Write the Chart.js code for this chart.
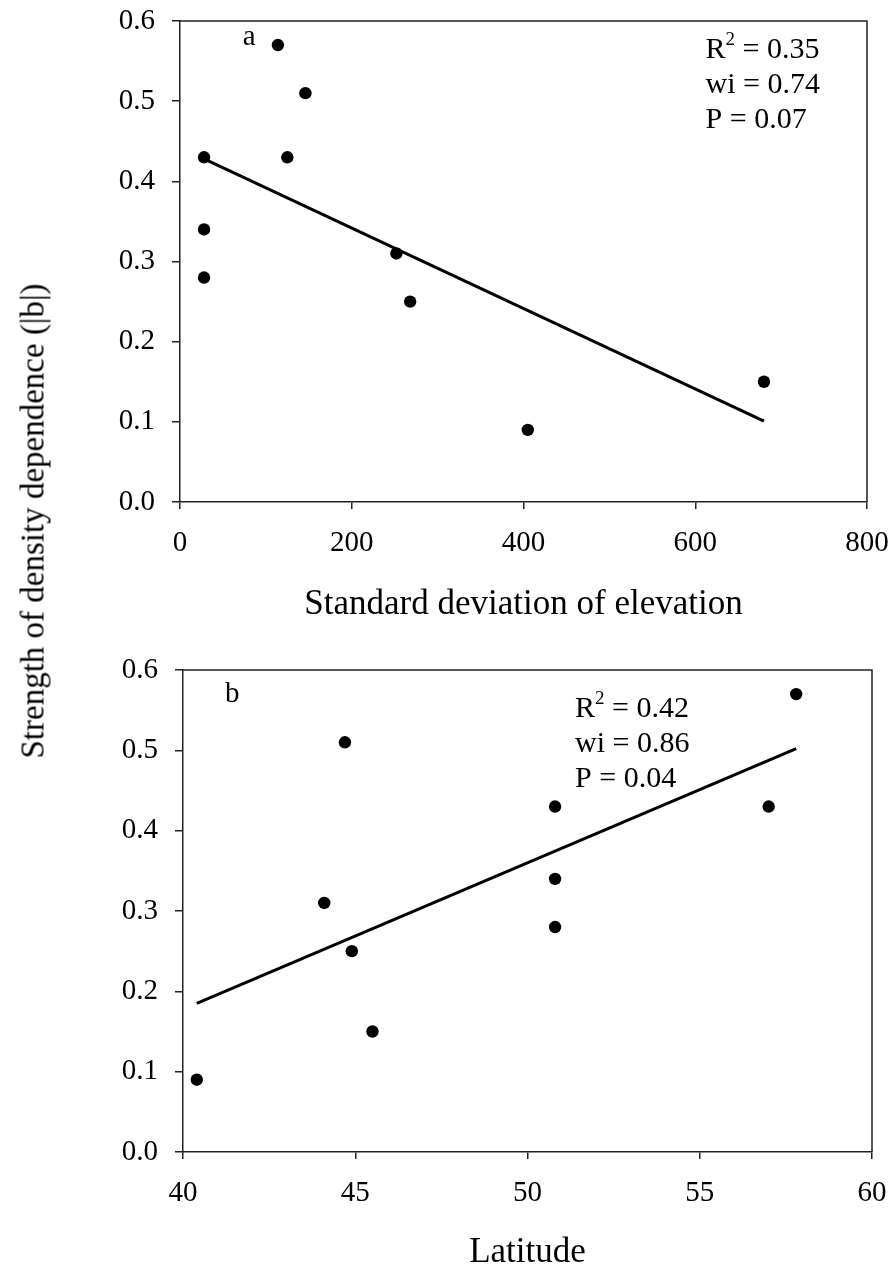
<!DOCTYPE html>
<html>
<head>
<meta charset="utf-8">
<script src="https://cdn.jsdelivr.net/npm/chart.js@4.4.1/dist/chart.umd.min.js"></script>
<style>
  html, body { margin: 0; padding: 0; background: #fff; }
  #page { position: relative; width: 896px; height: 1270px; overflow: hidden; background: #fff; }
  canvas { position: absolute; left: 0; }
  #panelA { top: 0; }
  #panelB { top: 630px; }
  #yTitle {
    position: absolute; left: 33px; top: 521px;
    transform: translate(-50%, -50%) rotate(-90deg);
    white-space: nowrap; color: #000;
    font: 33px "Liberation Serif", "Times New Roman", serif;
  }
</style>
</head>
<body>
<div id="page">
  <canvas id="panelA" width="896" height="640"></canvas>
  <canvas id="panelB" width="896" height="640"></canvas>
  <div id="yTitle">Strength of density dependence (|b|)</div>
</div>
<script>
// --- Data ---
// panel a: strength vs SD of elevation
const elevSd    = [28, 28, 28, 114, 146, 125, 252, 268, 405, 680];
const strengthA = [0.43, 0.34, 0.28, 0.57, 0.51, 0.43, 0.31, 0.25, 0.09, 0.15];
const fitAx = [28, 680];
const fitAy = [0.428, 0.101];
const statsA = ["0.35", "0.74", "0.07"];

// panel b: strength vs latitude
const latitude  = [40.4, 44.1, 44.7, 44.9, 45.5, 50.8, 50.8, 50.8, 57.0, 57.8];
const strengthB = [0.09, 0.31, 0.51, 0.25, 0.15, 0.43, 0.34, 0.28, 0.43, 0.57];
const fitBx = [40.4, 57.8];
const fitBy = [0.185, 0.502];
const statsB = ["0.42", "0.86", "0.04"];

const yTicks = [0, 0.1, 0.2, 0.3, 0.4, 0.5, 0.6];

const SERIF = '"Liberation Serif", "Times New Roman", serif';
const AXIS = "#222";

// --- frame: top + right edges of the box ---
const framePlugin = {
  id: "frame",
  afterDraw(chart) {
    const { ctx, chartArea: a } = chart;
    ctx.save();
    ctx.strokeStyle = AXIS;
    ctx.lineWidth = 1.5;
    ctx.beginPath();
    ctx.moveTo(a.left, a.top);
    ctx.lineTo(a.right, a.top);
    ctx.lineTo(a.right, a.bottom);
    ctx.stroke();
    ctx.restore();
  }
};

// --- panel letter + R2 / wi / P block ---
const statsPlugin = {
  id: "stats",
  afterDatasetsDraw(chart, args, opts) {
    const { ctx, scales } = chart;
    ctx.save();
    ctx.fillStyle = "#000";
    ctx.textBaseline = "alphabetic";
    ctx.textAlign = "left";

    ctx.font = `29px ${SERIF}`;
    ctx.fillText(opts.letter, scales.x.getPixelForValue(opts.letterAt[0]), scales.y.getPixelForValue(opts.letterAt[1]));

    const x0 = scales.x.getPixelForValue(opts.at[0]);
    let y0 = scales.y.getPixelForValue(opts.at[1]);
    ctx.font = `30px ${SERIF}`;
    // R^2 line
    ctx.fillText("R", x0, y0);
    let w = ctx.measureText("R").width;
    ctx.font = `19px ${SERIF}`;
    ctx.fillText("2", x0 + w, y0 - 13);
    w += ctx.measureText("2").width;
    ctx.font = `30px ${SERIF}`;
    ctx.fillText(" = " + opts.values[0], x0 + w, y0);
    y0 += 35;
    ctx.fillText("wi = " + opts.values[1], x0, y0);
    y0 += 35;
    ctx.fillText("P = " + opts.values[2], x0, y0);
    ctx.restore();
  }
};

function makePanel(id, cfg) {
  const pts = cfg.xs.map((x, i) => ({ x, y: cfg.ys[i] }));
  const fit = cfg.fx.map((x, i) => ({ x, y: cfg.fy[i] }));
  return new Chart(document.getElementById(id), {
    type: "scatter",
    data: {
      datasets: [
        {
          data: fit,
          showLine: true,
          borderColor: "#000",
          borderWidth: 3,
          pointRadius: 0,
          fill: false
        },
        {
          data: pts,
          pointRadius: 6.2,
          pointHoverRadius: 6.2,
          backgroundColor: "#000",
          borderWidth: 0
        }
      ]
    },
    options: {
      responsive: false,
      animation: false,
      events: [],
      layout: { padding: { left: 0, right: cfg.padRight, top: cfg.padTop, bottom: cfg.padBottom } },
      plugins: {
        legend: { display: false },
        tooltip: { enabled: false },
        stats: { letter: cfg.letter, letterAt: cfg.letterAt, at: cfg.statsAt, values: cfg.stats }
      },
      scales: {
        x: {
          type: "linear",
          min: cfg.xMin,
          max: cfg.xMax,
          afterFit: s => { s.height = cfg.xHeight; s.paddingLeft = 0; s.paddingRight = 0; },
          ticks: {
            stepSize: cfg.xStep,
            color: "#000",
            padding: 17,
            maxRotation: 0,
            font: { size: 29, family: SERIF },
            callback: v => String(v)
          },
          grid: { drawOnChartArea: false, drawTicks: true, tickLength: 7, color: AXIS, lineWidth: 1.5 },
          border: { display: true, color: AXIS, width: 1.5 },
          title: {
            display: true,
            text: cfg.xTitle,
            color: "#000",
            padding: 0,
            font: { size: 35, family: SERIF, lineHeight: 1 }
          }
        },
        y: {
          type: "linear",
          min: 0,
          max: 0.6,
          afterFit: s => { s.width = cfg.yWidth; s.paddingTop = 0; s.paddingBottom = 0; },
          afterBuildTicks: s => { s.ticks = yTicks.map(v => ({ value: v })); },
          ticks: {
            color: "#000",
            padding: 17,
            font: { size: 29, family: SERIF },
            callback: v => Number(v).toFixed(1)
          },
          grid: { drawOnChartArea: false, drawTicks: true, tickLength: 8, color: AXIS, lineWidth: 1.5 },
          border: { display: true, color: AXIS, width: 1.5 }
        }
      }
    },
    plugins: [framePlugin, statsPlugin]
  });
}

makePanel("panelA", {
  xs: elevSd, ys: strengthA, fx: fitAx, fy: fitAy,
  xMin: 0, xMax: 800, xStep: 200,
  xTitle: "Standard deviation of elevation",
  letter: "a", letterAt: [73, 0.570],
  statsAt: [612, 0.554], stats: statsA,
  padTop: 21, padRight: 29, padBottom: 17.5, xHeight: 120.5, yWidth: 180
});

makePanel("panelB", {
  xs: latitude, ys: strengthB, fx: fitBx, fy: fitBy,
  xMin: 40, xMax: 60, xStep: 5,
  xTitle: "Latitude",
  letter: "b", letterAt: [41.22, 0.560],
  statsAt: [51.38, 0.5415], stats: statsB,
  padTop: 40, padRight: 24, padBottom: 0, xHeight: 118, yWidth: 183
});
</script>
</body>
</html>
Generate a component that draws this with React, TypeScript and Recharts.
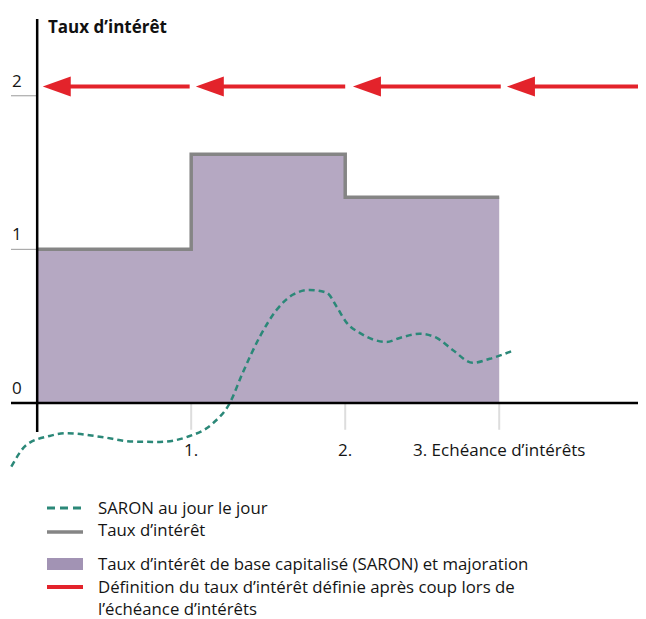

| Work to complete |
Print each of the records above exactly as written, leaving no picture in the copy.

| Solution for this problem |
Write the Chart.js code for this chart.
<!DOCTYPE html>
<html>
<head>
<meta charset="utf-8">
<script src="https://cdn.jsdelivr.net/npm/chart.js@4.4.1/dist/chart.umd.min.js"></script>
<style>
  html, body { margin: 0; padding: 0; background: #fff; }
  #page { position: relative; width: 896px; height: 1270px; overflow: hidden; background: #fff; }
  canvas { position: absolute; left: 0; }
  #panelA { top: 0; }
  #panelB { top: 630px; }
  #yTitle {
    position: absolute; left: 33px; top: 521px;
    transform: translate(-50%, -50%) rotate(-90deg);
    white-space: nowrap; color: #000;
    font: 33px "Liberation Serif", "Times New Roman", serif;
  }
</style>
</head>
<body>
<div id="page">
  <canvas id="panelA" width="896" height="640"></canvas>
  <canvas id="panelB" width="896" height="640"></canvas>
  <div id="yTitle">Strength of density dependence (|b|)</div>
</div>
<script>
// --- Data ---
// panel a: strength vs SD of elevation
const elevSd    = [28, 28, 28, 114, 146, 125, 252, 268, 405, 680];
const strengthA = [0.43, 0.34, 0.28, 0.57, 0.51, 0.43, 0.31, 0.25, 0.09, 0.15];
const fitAx = [28, 680];
const fitAy = [0.428, 0.101];
const statsA = ["0.35", "0.74", "0.07"];

// panel b: strength vs latitude
const latitude  = [40.4, 44.1, 44.7, 44.9, 45.5, 50.8, 50.8, 50.8, 57.0, 57.8];
const strengthB = [0.09, 0.31, 0.51, 0.25, 0.15, 0.43, 0.34, 0.28, 0.43, 0.57];
const fitBx = [40.4, 57.8];
const fitBy = [0.185, 0.502];
const statsB = ["0.42", "0.86", "0.04"];

const yTicks = [0, 0.1, 0.2, 0.3, 0.4, 0.5, 0.6];

const SERIF = '"Liberation Serif", "Times New Roman", serif';
const AXIS = "#222";

// --- frame: top + right edges of the box ---
const framePlugin = {
  id: "frame",
  afterDraw(chart) {
    const { ctx, chartArea: a } = chart;
    ctx.save();
    ctx.strokeStyle = AXIS;
    ctx.lineWidth = 1.5;
    ctx.beginPath();
    ctx.moveTo(a.left, a.top);
    ctx.lineTo(a.right, a.top);
    ctx.lineTo(a.right, a.bottom);
    ctx.stroke();
    ctx.restore();
  }
};

// --- panel letter + R2 / wi / P block ---
const statsPlugin = {
  id: "stats",
  afterDatasetsDraw(chart, args, opts) {
    const { ctx, scales } = chart;
    ctx.save();
    ctx.fillStyle = "#000";
    ctx.textBaseline = "alphabetic";
    ctx.textAlign = "left";

    ctx.font = `29px ${SERIF}`;
    ctx.fillText(opts.letter, scales.x.getPixelForValue(opts.letterAt[0]), scales.y.getPixelForValue(opts.letterAt[1]));

    const x0 = scales.x.getPixelForValue(opts.at[0]);
    let y0 = scales.y.getPixelForValue(opts.at[1]);
    ctx.font = `30px ${SERIF}`;
    // R^2 line
    ctx.fillText("R", x0, y0);
    let w = ctx.measureText("R").width;
    ctx.font = `19px ${SERIF}`;
    ctx.fillText("2", x0 + w, y0 - 13);
    w += ctx.measureText("2").width;
    ctx.font = `30px ${SERIF}`;
    ctx.fillText(" = " + opts.values[0], x0 + w, y0);
    y0 += 35;
    ctx.fillText("wi = " + opts.values[1], x0, y0);
    y0 += 35;
    ctx.fillText("P = " + opts.values[2], x0, y0);
    ctx.restore();
  }
};

function makePanel(id, cfg) {
  const pts = cfg.xs.map((x, i) => ({ x, y: cfg.ys[i] }));
  const fit = cfg.fx.map((x, i) => ({ x, y: cfg.fy[i] }));
  return new Chart(document.getElementById(id), {
    type: "scatter",
    data: {
      datasets: [
        {
          data: fit,
          showLine: true,
          borderColor: "#000",
          borderWidth: 3,
          pointRadius: 0,
          fill: false
        },
        {
          data: pts,
          pointRadius: 6.2,
          pointHoverRadius: 6.2,
          backgroundColor: "#000",
          borderWidth: 0
        }
      ]
    },
    options: {
      responsive: false,
      animation: false,
      events: [],
      layout: { padding: { left: 0, right: cfg.padRight, top: cfg.padTop, bottom: cfg.padBottom } },
      plugins: {
        legend: { display: false },
        tooltip: { enabled: false },
        stats: { letter: cfg.letter, letterAt: cfg.letterAt, at: cfg.statsAt, values: cfg.stats }
      },
      scales: {
        x: {
          type: "linear",
          min: cfg.xMin,
          max: cfg.xMax,
          afterFit: s => { s.height = cfg.xHeight; s.paddingLeft = 0; s.paddingRight = 0; },
          ticks: {
            stepSize: cfg.xStep,
            color: "#000",
            padding: 17,
            maxRotation: 0,
            font: { size: 29, family: SERIF },
            callback: v => String(v)
          },
          grid: { drawOnChartArea: false, drawTicks: true, tickLength: 7, color: AXIS, lineWidth: 1.5 },
          border: { display: true, color: AXIS, width: 1.5 },
          title: {
            display: true,
            text: cfg.xTitle,
            color: "#000",
            padding: 0,
            font: { size: 35, family: SERIF, lineHeight: 1 }
          }
        },
        y: {
          type: "linear",
          min: 0,
          max: 0.6,
          afterFit: s => { s.width = cfg.yWidth; s.paddingTop = 0; s.paddingBottom = 0; },
          afterBuildTicks: s => { s.ticks = yTicks.map(v => ({ value: v })); },
          ticks: {
            color: "#000",
            padding: 17,
            font: { size: 29, family: SERIF },
            callback: v => Number(v).toFixed(1)
          },
          grid: { drawOnChartArea: false, drawTicks: true, tickLength: 8, color: AXIS, lineWidth: 1.5 },
          border: { display: true, color: AXIS, width: 1.5 }
        }
      }
    },
    plugins: [framePlugin, statsPlugin]
  });
}

makePanel("panelA", {
  xs: elevSd, ys: strengthA, fx: fitAx, fy: fitAy,
  xMin: 0, xMax: 800, xStep: 200,
  xTitle: "Standard deviation of elevation",
  letter: "a", letterAt: [73, 0.570],
  statsAt: [612, 0.554], stats: statsA,
  padTop: 21, padRight: 29, padBottom: 17.5, xHeight: 120.5, yWidth: 180
});

makePanel("panelB", {
  xs: latitude, ys: strengthB, fx: fitBx, fy: fitBy,
  xMin: 40, xMax: 60, xStep: 5,
  xTitle: "Latitude",
  letter: "b", letterAt: [41.22, 0.560],
  statsAt: [51.38, 0.5415], stats: statsB,
  padTop: 40, padRight: 24, padBottom: 0, xHeight: 118, yWidth: 183
});
</script>
</body>
</html>
Generate a component that draws this with React, TypeScript and Recharts.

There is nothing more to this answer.